From the ferry on the road to BC's Sunshine Coast
Located along the southern mainland across from Vancouver Island, the Sunshine Coast is filled with busy towns to explore, fresh seafood to devour and activities like kayaking, whale-watching, cycling and hiking to enjoy year-round.
The rich smell of barbecue lures me onto the patio at The Gumboot Restaurant, where I find a spot at a wrought-iron table on a wide manicured lawn. Chatting with people at the next table, I learn that Roberts Creek is an artist community of painters, potters, glass-blowers and more. I make mental notes of which walls in my house need sprucing up with new artwork while lingering over a local IPA and a perfectly grilled burger.
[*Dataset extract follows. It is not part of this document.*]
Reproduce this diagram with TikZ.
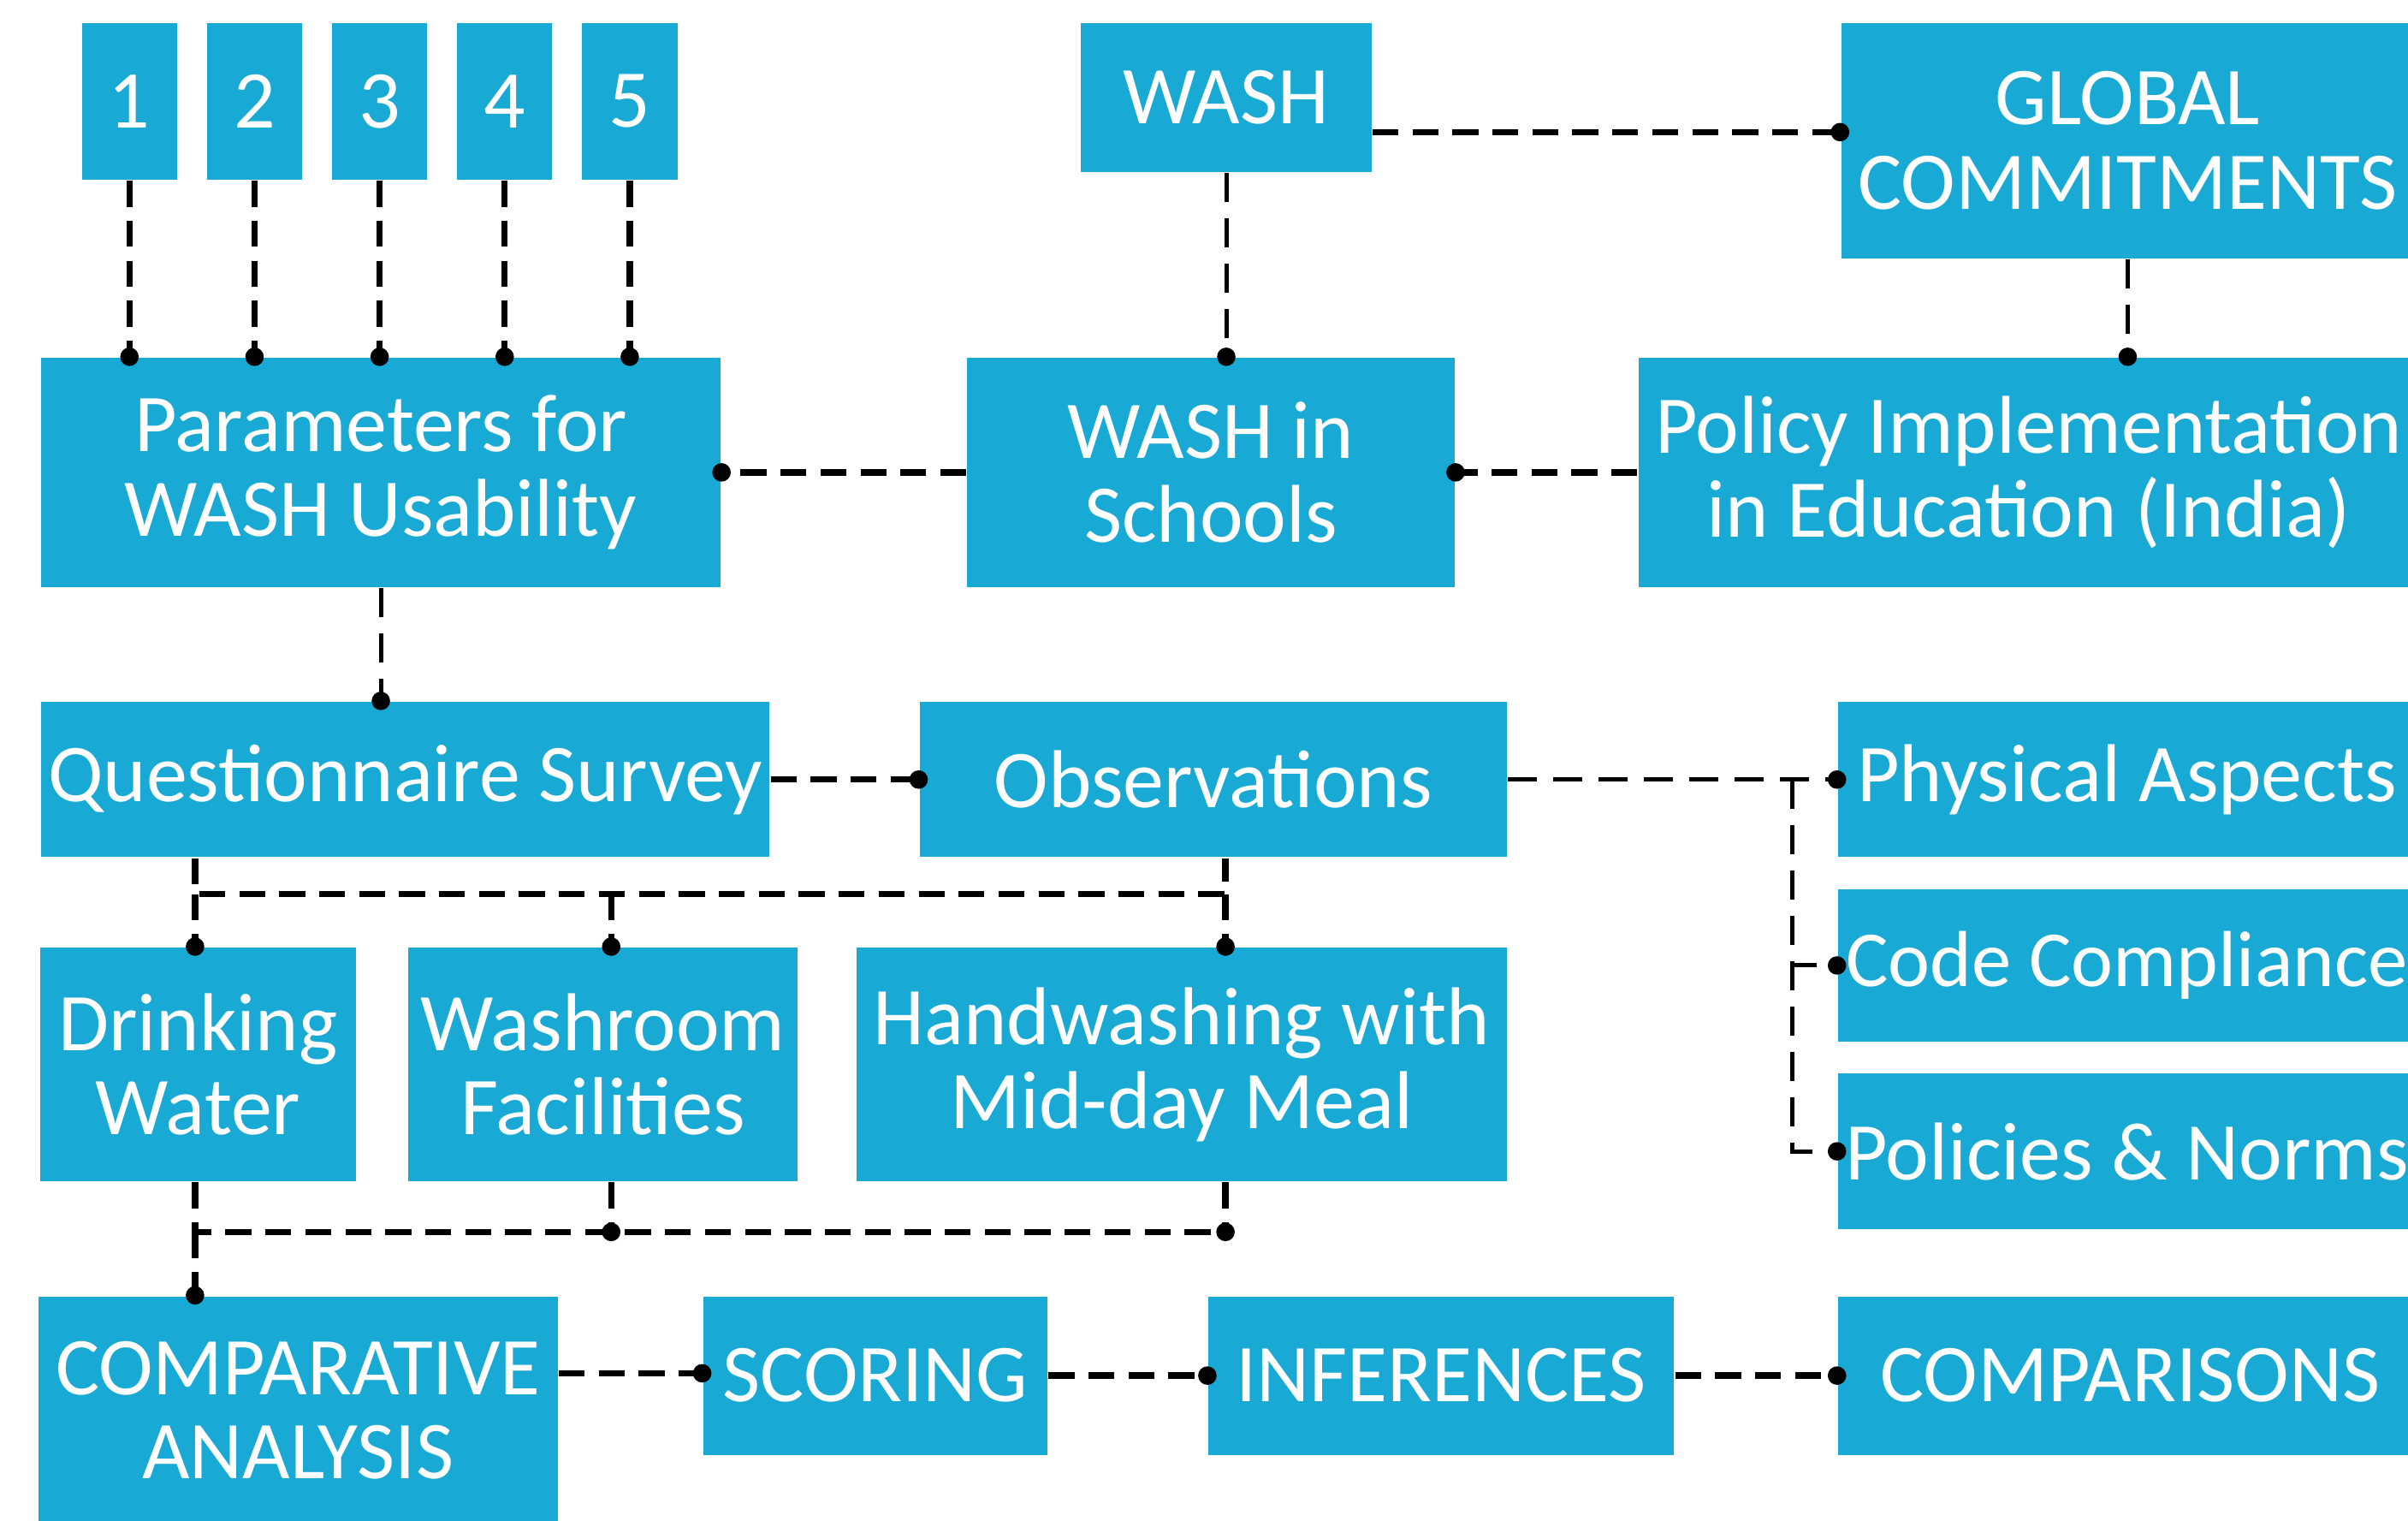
\documentclass[tikz,border=0pt]{standalone}
\usepackage{fontspec}
\setmainfont{Carlito}
\usepackage{xcolor}
\usetikzlibrary{arrows.meta}
\definecolor{washblue}{RGB}{24,169,212}

\tikzset{
  box/.style={fill=washblue,text=white,inner sep=0pt,align=center,font=\fontsize{15.2}{15.6}\selectfont},
  num/.style={box,minimum width=0.62cm,minimum height=1.02cm},
  link/.style={draw=black,line width=1.15pt,dash pattern=on 4.8pt off 2.6pt},
  thinlink/.style={draw=black,line width=0.8pt,dash pattern=on 5.4pt off 3pt},
  dot/.style={-{Circle[length=3.4pt,width=3.4pt]},shorten >=-1.7pt}
}

\begin{document}
\begin{tikzpicture}[x=0.01cm,y=-0.01cm,node distance=0.814cm]
  \useasboundingbox (0,0) rectangle (1568,990);
  \clip (0,0) rectangle (1568,990);

  \node[num] (n1) at (84.3,66) {1};
  \node[num] (n2) [right of=n1] {2};
  \node[num] (n3) [right of=n2] {3};
  \node[num] (n4) [right of=n3] {4};
  \node[num] (n5) [right of=n4] {5};

  \node[box,minimum width=1.89cm,minimum height=0.97cm] (wash) at (798.5,63.5) {WASH};
  \node[box,minimum width=3.73cm,minimum height=1.53cm] (glob) at (1385.5,91.5) {GLOBAL\\COMMITMENTS};
  \node[box,minimum width=4.42cm,minimum height=1.49cm] (param) at (248,307.5) {Parameters for\\WASH Usability};
  \node[box,minimum width=3.17cm,minimum height=1.49cm] (school) at (788.5,307.5) {WASH in\\Schools};
  \node[box,minimum width=5.08cm,minimum height=1.49cm] (policy) at (1321,307.5) {Policy Implementation\\in Education (India)};
  \node[box,minimum width=4.74cm,minimum height=1.01cm] (quest) at (264,507.5) {Questionnaire Survey};
  \node[box,minimum width=3.82cm,minimum height=1.01cm] (obs) at (790,507.5) {Observations};
  \node[box,minimum width=3.76cm,minimum height=1.01cm] (phys) at (1385,507.5) {Physical Aspects};
  \node[box,minimum width=3.76cm,minimum height=0.99cm,font=\fontsize{14.7}{15.6}\selectfont] (code) at (1385,628.5) {Code Compliance};
  \node[box,minimum width=3.76cm,minimum height=1.01cm] (norms) at (1385,749.5) {Policies \& Norms};
  \node[box,minimum width=2.06cm,minimum height=1.52cm] (drink) at (129,693) {Drinking\\Water};
  \node[box,minimum width=2.53cm,minimum height=1.52cm] (wroom) at (392.5,693) {Washroom\\Facilities};
  \node[box,minimum width=4.23cm,minimum height=1.52cm] (hand) at (769.5,693) {Handwashing with\\Mid-day Meal};
  \node[box,minimum width=3.38cm,minimum height=1.48cm] (comp) at (194,918) {COMPARATIVE\\ANALYSIS};
  \node[box,minimum width=2.24cm,minimum height=1.03cm] (score) at (570,895.5) {SCORING};
  \node[box,minimum width=3.03cm,minimum height=1.03cm] (infer) at (938.5,895.5) {INFERENCES};
  \node[box,minimum width=3.80cm,minimum height=1.03cm] (cmps) at (1387,895.5) {COMPARISONS};

  \coordinate (gline) at (0,86);
  \coordinate (split) at (1167,507.5);
  \coordinate (busL) at (127,582);
  \coordinate (busM) at (398,582);
  \coordinate (busR) at (798,582);
  \coordinate (botL) at (127,802);
  \coordinate (botM) at (398,802);
  \coordinate (botR) at (798,802);
  \coordinate (cline) at (0,894);

  \foreach \i in {1,...,5}
    \draw[link,dot] (n\i.south) -- (param.north -| n\i.south);
  \draw[link,dot] (wash.east |- gline) -- (glob.west |- gline);
  \draw[thinlink,dot] (wash.south) -- (school.north -| wash.south);
  \draw[thinlink,dot] (glob.south) -- (policy.north -| glob.south);
  \draw[link,dot] (policy.west) -- (school.east);
  \draw[link,dot] (school.west) -- (param.east);
  \draw[thinlink,dot] (param.south) -- (quest.north -| param.south);
  \draw[link,dot] (quest.east) -- (obs.west);
  \draw[thinlink,dot] (obs.east) -- (phys.west);
  \draw[thinlink,dot] (split) |- (code.west);
  \draw[thinlink,dot] (split) |- (norms.west);
  \draw[link] (quest.south -| busL) -- (busL) -- (busR) -- (obs.south -| busR);
  \draw[link,dot] (busL) -- (drink.north -| busL);
  \draw[link,dot] (busM) -- (wroom.north -| busM);
  \draw[link,dot] (busR) -- (hand.north -| busR);
  \draw[link] (drink.south -| botL) -- (botL) -- (botR);
  \draw[link,dot] (wroom.south -| botM) -- (botM);
  \draw[link,dot] (hand.south -| botR) -- (botR);
  \draw[link,dot] (botL) -- (comp.north -| botL);
  \draw[link,dot] (comp.east |- cline) -- (score.west |- cline);
  \draw[link,dot] (score.east) -- (infer.west);
  \draw[link,dot] (infer.east) -- (cmps.west);
\end{tikzpicture}
\end{document}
After an hour or two of walking around town, I take a short drive down the hill to check in to Up the Creek Backpacker’s Lodge, a bright and breezy wooden house. The fireplace in the sunken living room quickly becomes my spot for the evening, as the owner reveals more about the jewels of his tiny, easy-going town—the yoga studios and art lessons, the water sports and boating.
The next morning, I walk to the pebbly beach and sit on a washed-up log. After throwing sticks for the many dogs that vie for my attention, I take a quick swim, which proves instantly refreshing. A few seals appear, heads poking out of the water, their heavy breathing and whiskers distinguishing them from the floating logs.
Later, I make the pretty drive north through the forest and along the coast to Sechelt, where the views of the mountains above crystal blue water are mesmerizing. I daydream in the early evening, listening to the frogs and birds, spotting a few seaplanes that appear out of nowhere over the hills.
The next day, an early ferry ride up the coast to the village of Lund proves a true trip highlight—as they say, it’s the journey. The boat manoeuvres between the islands as a thick mist rises from the surrounding forest, unveiling more and more unrivalled beauty.
Lund, famous for its Pollen Sweaters and blackberry cinnamon buns, has the same quaint, cozy charm I’ve been experiencing all weekend. I take my time, walking along the marina, stopping for a glass of wine on the patio at The Boardwalk Restaurant. Watching the activity at the busy inlet, I wonder what it’s like to live here once the summer season ends. I sense that early sunsets and log fires would make this place equally appealing in the off-season.
As I take an evening stroll along Donkersley Beach farther south in the city of Powell River, the receding tide reveals colourful shells and smooth white and grey stones. Twilight is a vivid display of pink and purple that lasts for hours. And as the sun finally disappears, I make silent plans to come back to the Sunshine Coast again soon.